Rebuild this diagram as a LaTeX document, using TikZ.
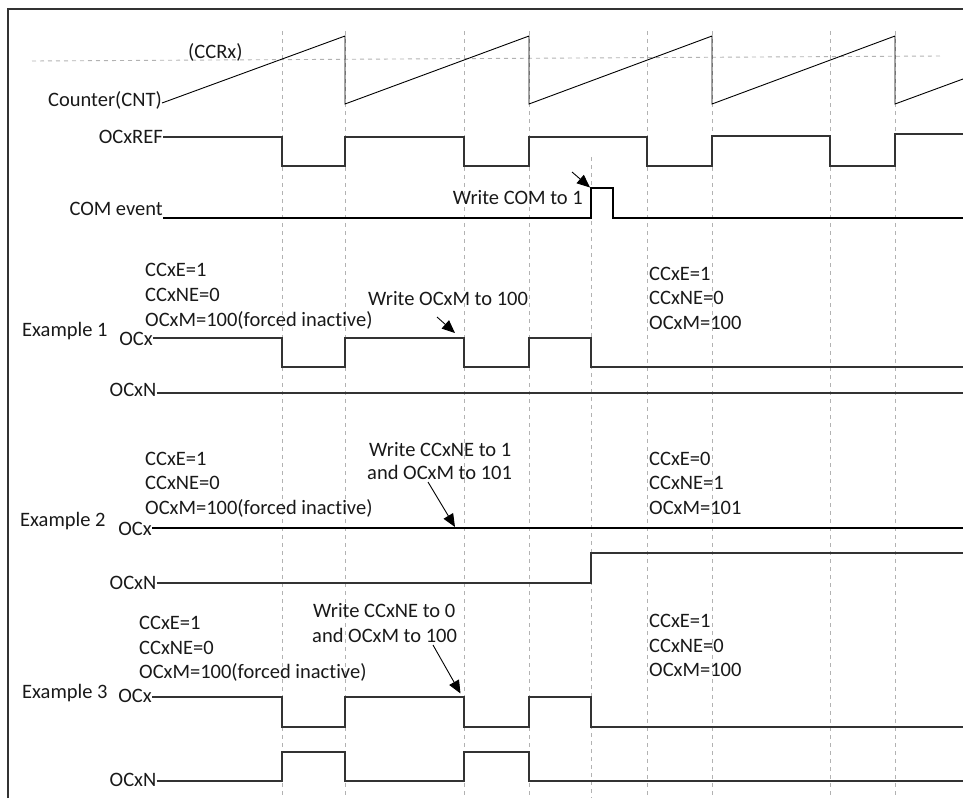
\documentclass[tikz,border=0pt]{standalone}
\usepackage{fontspec}
\setmainfont{Carlito}[Ligatures={NoCommon}]
\usetikzlibrary{arrows.meta}
\begin{document}
\begin{tikzpicture}[x=1pt,y=-1pt,
  txt/.style={inner sep=0pt, font=\fontsize{20.5}{25}\selectfont, text=black!90},
  sig/.style={txt, anchor=base east},
  note/.style={txt, anchor=base west},
  frameline/.style={draw=black!80, line width=1.2pt},
  gridline/.style={draw=black!30, line width=0.9pt, dash pattern=on 4pt off 4pt},
  wave/.style={draw=black!80, line width=1.1pt},
  saw/.style={draw=black, line width=0.9pt},
  ptr/.style={draw=black, line width=0.9pt, -{Triangle[length=13pt,width=11pt]}}
]
\useasboundingbox (0,0) rectangle (963,798);
% frame
\draw[frameline] (8,798) -- (8,9) -- (963,9);
% dashed time grid
\foreach \t in {282,345,464,529,647,712,830,895}
  \draw[gridline] (\t,31) -- (\t,798);
\draw[gridline] (591,157) -- (591,798);
% CCRx level
\draw[gridline] (32,61) -- (940,56);

% ---- counter ----
\node[note] (ccr) at (188,58) {(CCRx)};
\node[sig] (cnt) at (162,106) {Counter(CNT)};
\draw[saw] (cnt.base east |- 0,103) -- (345,36) -- (345,104) -- (529,36) -- (529,104)
  -- (712,36) -- (712,104) -- (895,36) -- (895,104) -- (963,79);

% ---- OCxREF ----
\node[sig] (ref) at (163,143) {OCxREF};
\draw[wave] (ref.base east |- 0,137) -- (282,137) -- (282,166) -- (345,166) -- (345,137)
  -- (464,137) -- (464,166) -- (529,166) -- (529,137) -- (647,137) -- (647,166)
  -- (712,166) -- (712,136) -- (830,136) -- (830,166) -- (895,166) -- (895,134) -- (963,134);

% ---- COM event ----
\node[sig] (com) at (163,215) {COM event};
\draw[wave, draw=black] (com.base east |- 0,218) -- (591,218) -- (591,188) -- (613,188) -- (613,218) -- (963,218);
\node[sig] (comw) at (583,204) {Write COM to 1};
\coordinate (comA) at (572,172);
\coordinate (comB) at (590,187.5);
\draw[ptr] (comA) -- (comB);

% ---- Example 1 ----
\node[note] (e1a) at (145,276) {CCxE=1};
\node[note] (e1b) at (145,301) {CCxNE=0};
\node[note] (e1c) at (145,326) {OCxM=100(forced inactive)};
\node[note] (e1) at (22,336) {Example 1};
\node[sig] (ocx1) at (153,345) {OCx};
\node[note] (w1) at (368,305) {Write OCxM to 100};
\node[note] (r1a) at (649,280.5) {CCxE=1};
\node[note] (r1b) at (649,304.5) {CCxNE=0};
\node[note] (r1c) at (649,329) {OCxM=100};
\draw[wave] (ocx1.base east |- 0,338) -- (282,338) -- (282,367) -- (345,367) -- (345,338)
  -- (464,338) -- (464,367) -- (529,367) -- (529,338) -- (591,338) -- (591,367) -- (963,367);
\coordinate (a1s) at (437,317);
\coordinate (a1e) at (455,333);
\draw[ptr] (a1s) -- (a1e);
\node[sig] (ocxn1) at (156.5,396) {OCxN};
\draw[wave] (ocxn1.base east |- 0,393) -- (963,393);

% ---- Example 2 ----
\node[note] (e2a) at (145,465.5) {CCxE=1};
\node[note] (e2b) at (145,489.5) {CCxNE=0};
\node[note] (e2c) at (145,514) {OCxM=100(forced inactive)};
\node[note] (e2) at (20,526) {Example 2};
\node[sig] (ocx2) at (152,535) {OCx};
\node[note] (w2a) at (369,456) {Write CCxNE to 1};
\node[note] (w2b) at (367,479.5) {and OCxM to 101};
\node[note] (r2a) at (649,465.5) {CCxE=0};
\node[note] (r2b) at (649,489.5) {CCxNE=1};
\node[note] (r2c) at (649,514) {OCxM=101};
\draw[wave, draw=black] (ocx2.base east |- 0,528) -- (963,528);
\coordinate (a2s) at (428,482);
\coordinate (a2e) at (455,527);
\draw[ptr] (a2s) -- (a2e);
\node[sig] (ocxn2) at (156.5,589) {OCxN};
\draw[wave] (ocxn2.base east |- 0,583) -- (591,583) -- (591,553) -- (963,553);

% ---- Example 3 ----
\node[note] (e3a) at (139,629) {CCxE=1};
\node[note] (e3b) at (139,654) {CCxNE=0};
\node[note] (e3c) at (139,678) {OCxM=100(forced inactive)};
\node[note] (e3) at (22,698) {Example 3};
\node[sig] (ocx3) at (152,702) {OCx};
\node[note] (w3a) at (313,617) {Write CCxNE to 0};
\node[note] (w3b) at (312,642) {and OCxM to 100};
\node[note] (r3a) at (649,627) {CCxE=1};
\node[note] (r3b) at (649,652) {CCxNE=0};
\node[note] (r3c) at (649,676) {OCxM=100};
\draw[wave] (ocx3.base east |- 0,697) -- (282,697) -- (282,727) -- (345,727) -- (345,697)
  -- (464,697) -- (464,727) -- (529,727) -- (529,697) -- (591,697) -- (591,727) -- (963,727);
\coordinate (a3s) at (433,645);
\coordinate (a3e) at (460.5,693.5);
\draw[ptr] (a3s) -- (a3e);
\node[sig] (ocxn3) at (156.5,786) {OCxN};
\draw[wave] (ocxn3.base east |- 0,781) -- (282,781) -- (282,752) -- (345,752) -- (345,781)
  -- (464,781) -- (464,752) -- (529,752) -- (529,781) -- (963,781);
\end{tikzpicture}
\end{document}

> **The problem**
Output the data above without changes, apart from leaving out the pictures.

> **Expected answer**
Rebuild this diagram as a LaTeX document, using TikZ.
\documentclass[tikz,border=0pt]{standalone}
\usepackage{fontspec}
\setmainfont{Carlito}[Ligatures={NoCommon}]
\usetikzlibrary{arrows.meta}
\begin{document}
\begin{tikzpicture}[x=1pt,y=-1pt,
  txt/.style={inner sep=0pt, font=\fontsize{20.5}{25}\selectfont, text=black!90},
  sig/.style={txt, anchor=base east},
  note/.style={txt, anchor=base west},
  frameline/.style={draw=black!80, line width=1.2pt},
  gridline/.style={draw=black!30, line width=0.9pt, dash pattern=on 4pt off 4pt},
  wave/.style={draw=black!80, line width=1.1pt},
  saw/.style={draw=black, line width=0.9pt},
  ptr/.style={draw=black, line width=0.9pt, -{Triangle[length=13pt,width=11pt]}}
]
\useasboundingbox (0,0) rectangle (963,798);
% frame
\draw[frameline] (8,798) -- (8,9) -- (963,9);
% dashed time grid
\foreach \t in {282,345,464,529,647,712,830,895}
  \draw[gridline] (\t,31) -- (\t,798);
\draw[gridline] (591,157) -- (591,798);
% CCRx level
\draw[gridline] (32,61) -- (940,56);

% ---- counter ----
\node[note] (ccr) at (188,58) {(CCRx)};
\node[sig] (cnt) at (162,106) {Counter(CNT)};
\draw[saw] (cnt.base east |- 0,103) -- (345,36) -- (345,104) -- (529,36) -- (529,104)
  -- (712,36) -- (712,104) -- (895,36) -- (895,104) -- (963,79);

% ---- OCxREF ----
\node[sig] (ref) at (163,143) {OCxREF};
\draw[wave] (ref.base east |- 0,137) -- (282,137) -- (282,166) -- (345,166) -- (345,137)
  -- (464,137) -- (464,166) -- (529,166) -- (529,137) -- (647,137) -- (647,166)
  -- (712,166) -- (712,136) -- (830,136) -- (830,166) -- (895,166) -- (895,134) -- (963,134);

% ---- COM event ----
\node[sig] (com) at (163,215) {COM event};
\draw[wave, draw=black] (com.base east |- 0,218) -- (591,218) -- (591,188) -- (613,188) -- (613,218) -- (963,218);
\node[sig] (comw) at (583,204) {Write COM to 1};
\coordinate (comA) at (572,172);
\coordinate (comB) at (590,187.5);
\draw[ptr] (comA) -- (comB);

% ---- Example 1 ----
\node[note] (e1a) at (145,276) {CCxE=1};
\node[note] (e1b) at (145,301) {CCxNE=0};
\node[note] (e1c) at (145,326) {OCxM=100(forced inactive)};
\node[note] (e1) at (22,336) {Example 1};
\node[sig] (ocx1) at (153,345) {OCx};
\node[note] (w1) at (368,305) {Write OCxM to 100};
\node[note] (r1a) at (649,280.5) {CCxE=1};
\node[note] (r1b) at (649,304.5) {CCxNE=0};
\node[note] (r1c) at (649,329) {OCxM=100};
\draw[wave] (ocx1.base east |- 0,338) -- (282,338) -- (282,367) -- (345,367) -- (345,338)
  -- (464,338) -- (464,367) -- (529,367) -- (529,338) -- (591,338) -- (591,367) -- (963,367);
\coordinate (a1s) at (437,317);
\coordinate (a1e) at (455,333);
\draw[ptr] (a1s) -- (a1e);
\node[sig] (ocxn1) at (156.5,396) {OCxN};
\draw[wave] (ocxn1.base east |- 0,393) -- (963,393);

% ---- Example 2 ----
\node[note] (e2a) at (145,465.5) {CCxE=1};
\node[note] (e2b) at (145,489.5) {CCxNE=0};
\node[note] (e2c) at (145,514) {OCxM=100(forced inactive)};
\node[note] (e2) at (20,526) {Example 2};
\node[sig] (ocx2) at (152,535) {OCx};
\node[note] (w2a) at (369,456) {Write CCxNE to 1};
\node[note] (w2b) at (367,479.5) {and OCxM to 101};
\node[note] (r2a) at (649,465.5) {CCxE=0};
\node[note] (r2b) at (649,489.5) {CCxNE=1};
\node[note] (r2c) at (649,514) {OCxM=101};
\draw[wave, draw=black] (ocx2.base east |- 0,528) -- (963,528);
\coordinate (a2s) at (428,482);
\coordinate (a2e) at (455,527);
\draw[ptr] (a2s) -- (a2e);
\node[sig] (ocxn2) at (156.5,589) {OCxN};
\draw[wave] (ocxn2.base east |- 0,583) -- (591,583) -- (591,553) -- (963,553);

% ---- Example 3 ----
\node[note] (e3a) at (139,629) {CCxE=1};
\node[note] (e3b) at (139,654) {CCxNE=0};
\node[note] (e3c) at (139,678) {OCxM=100(forced inactive)};
\node[note] (e3) at (22,698) {Example 3};
\node[sig] (ocx3) at (152,702) {OCx};
\node[note] (w3a) at (313,617) {Write CCxNE to 0};
\node[note] (w3b) at (312,642) {and OCxM to 100};
\node[note] (r3a) at (649,627) {CCxE=1};
\node[note] (r3b) at (649,652) {CCxNE=0};
\node[note] (r3c) at (649,676) {OCxM=100};
\draw[wave] (ocx3.base east |- 0,697) -- (282,697) -- (282,727) -- (345,727) -- (345,697)
  -- (464,697) -- (464,727) -- (529,727) -- (529,697) -- (591,697) -- (591,727) -- (963,727);
\coordinate (a3s) at (433,645);
\coordinate (a3e) at (460.5,693.5);
\draw[ptr] (a3s) -- (a3e);
\node[sig] (ocxn3) at (156.5,786) {OCxN};
\draw[wave] (ocxn3.base east |- 0,781) -- (282,781) -- (282,752) -- (345,752) -- (345,781)
  -- (464,781) -- (464,752) -- (529,752) -- (529,781) -- (963,781);
\end{tikzpicture}
\end{document}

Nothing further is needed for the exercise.